If you’re impatient and just want thrills, start with 'Postmortem' and then maybe skip to 'Blow Fly' or 'Trace' if you like darker or more modern forensic tech. If you care about people more than puzzles, reading in order gives emotional continuity. I once read two Scarpetta books out of sequence and kept noticing hints of past events I hadn’t seen — it pulled me out of the story. For a balanced approach, read the first three to five books straight through; after that you can sample. Personally, that early momentum hooked me and made the later twists land harder.
Ruby
Ruby
2026-02-03 07:53:36
If you're planning to jump into Patricia Cornwell's world of forensic twists, I'd gently suggest starting with the early books — publication order does matter more than you might expect. The very first novel, 'Postmortem', introduces not only the procedural setup but the emotional baseline for Kay Scarpetta. Over the next few books like 'Body of Evidence' and 'All That Remains' you get continuing character arcs: relationships evolve, personal traumas are revealed in bits, and the tone of the series shifts as Cornwell experiments with pacing and background detail.

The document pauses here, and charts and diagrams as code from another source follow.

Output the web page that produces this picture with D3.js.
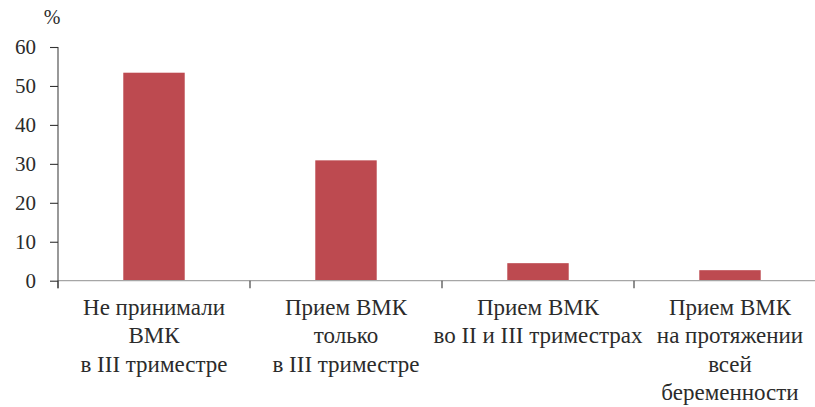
<!DOCTYPE html>
<html><head><meta charset="UTF-8" /></head>
<body style="margin:0">
<svg width="815" height="407"></svg>
<script src="https://d3js.org/d3.v7.min.js"></script>
<script>
    // data
    const categories = [
        ['Не принимали', 'ВМК', 'в III триместре'],
        ['Прием ВМК', 'только', 'в III триместре'],
        ['Прием ВМК', 'во II и III триместрах'],
        ['Прием ВМК', 'на протяжении', 'всей', 'беременности']
    ];
    const values = [53.4, 30.9, 4.5, 2.7];
    const yTicks = [0, 10, 20, 30, 40, 50, 60];

    const textColor = '#2b2b2b';

    const svg = d3.select('svg');
    const plotLeft = 58, plotTop = 47, plotBottom = 280.7;
    const bandW = 192;

    const x = d3.scaleBand()
        .domain(d3.range(categories.length))
        .range([plotLeft, plotLeft + bandW * categories.length])
        .paddingInner(0.68)
        .paddingOuter(0.34);

    const y = d3.scaleLinear().domain([0, 60]).range([plotBottom, plotTop]);

    // bars
    svg.append('g').selectAll('rect')
        .data(values)
        .join('rect')
        .attr('x', (d, i) => x(i))
        .attr('y', (d) => y(d))
        .attr('width', x.bandwidth())
        .attr('height', (d) => y(0) - y(d))
        .attr('fill', '#bd4a50');

    // x axis line (grey) and category ticks
    svg.append('line')
        .attr('x1', plotLeft).attr('x2', 815)
        .attr('y1', y(0)).attr('y2', y(0))
        .attr('stroke', '#a6a6a6').attr('stroke-width', 1.3);

    const boundaries = d3.range(categories.length).map((i) => plotLeft + bandW * i);
    svg.append('g').selectAll('line')
        .data(boundaries)
        .join('line')
        .attr('x1', (d) => d).attr('x2', (d) => d)
        .attr('y1', y(0)).attr('y2', y(0) + 7.5)
        .attr('stroke', '#333').attr('stroke-width', 1.1);

    // y axis: lines from d3, labels drawn by hand below
    const yAxis = svg.append('g')
        .attr('transform', `translate(${plotLeft},0)`)
        .call(d3.axisLeft(y).tickValues(yTicks).tickSize(8).tickFormat(''));
    yAxis.select('.domain').attr('stroke', '#444').attr('stroke-width', 1.1)
        .attr('d', `M-0,${plotTop}V${y(0) + 7.5}`);
    yAxis.selectAll('.tick line').attr('stroke', '#333').attr('stroke-width', 1.1);

    svg.append('g').selectAll('text')
        .data(yTicks)
        .join('text')
        .attr('x', plotLeft - 22)
        .attr('y', (d) => y(d) + 7)
        .attr('text-anchor', 'end')
        .attr('fill', textColor)
        .style('font-family', '"Liberation Serif"')
        .style('font-size', '21px')
        .text((d) => d);

    svg.append('text')
        .attr('x', 52).attr('y', 24)
        .attr('text-anchor', 'middle')
        .style('font-family', '"Liberation Serif"')
        .style('font-size', '20px')
        .attr('fill', textColor)
        .text('%');

    // category labels, one text per line
    const lines = [];
    categories.forEach((c, i) => c.forEach((t, j) => lines.push({ t, i, j })));
    svg.append('g').selectAll('text')
        .data(lines)
        .join('text')
        .attr('x', (d) => x(d.i) + x.bandwidth() / 2)
        .attr('y', (d) => 315 + d.j * 28.3)
        .attr('text-anchor', 'middle')
        .attr('fill', textColor)
        .style('font-family', '"Liberation Serif"')
        .style('font-size', '23px')
        .text((d) => d.t);
</script>
</body></html>
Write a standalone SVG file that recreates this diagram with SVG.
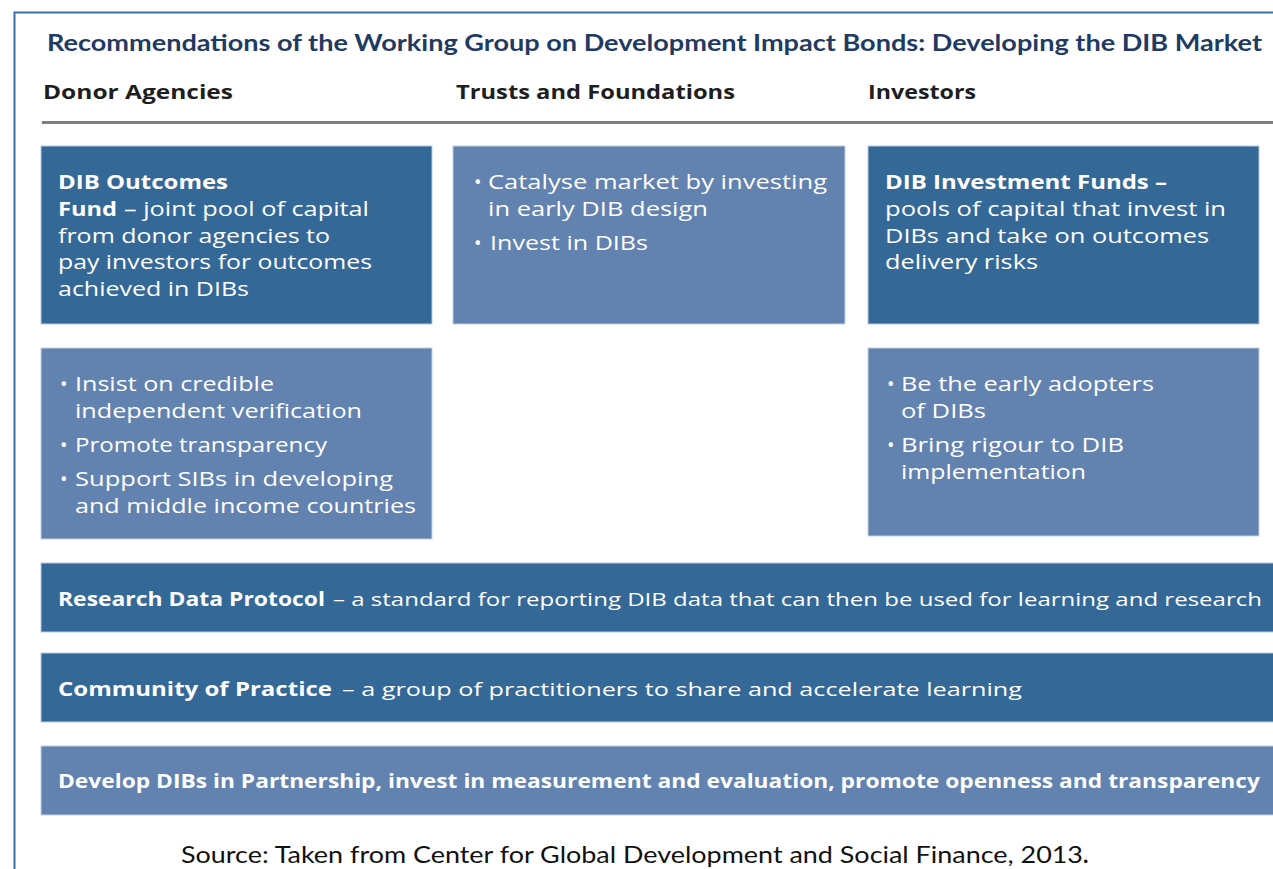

Plot-wise, many novels have standalone cases, so a single book can usually be enjoyed on its own. But the bigger reveals about recurring characters, certain antagonists, and long-running mysteries are sprinkled across installments. Reading out of order can rob you of small payoffs — reunions, betrayals, personal backstory — that land better if you’ve tracked Scarpetta’s career and personal life from the start. Also, Cornwell’s prose and focus change over time; early books are lean and punchy, later ones are more sprawling, so experiencing that evolution helps you appreciate why fans fight over favorite eras.

So my advice: start with 'Postmortem' and go forward at least through 'The Body Farm' or 'From Potter's Field' before skipping around. If you want a taste before committing, try the first book and one later title like 'The Body Farm' to see if you like the tone shift. After that, you can wander, but you’ll enjoy the emotional continuity more — at least that’s how I prefer to read the series.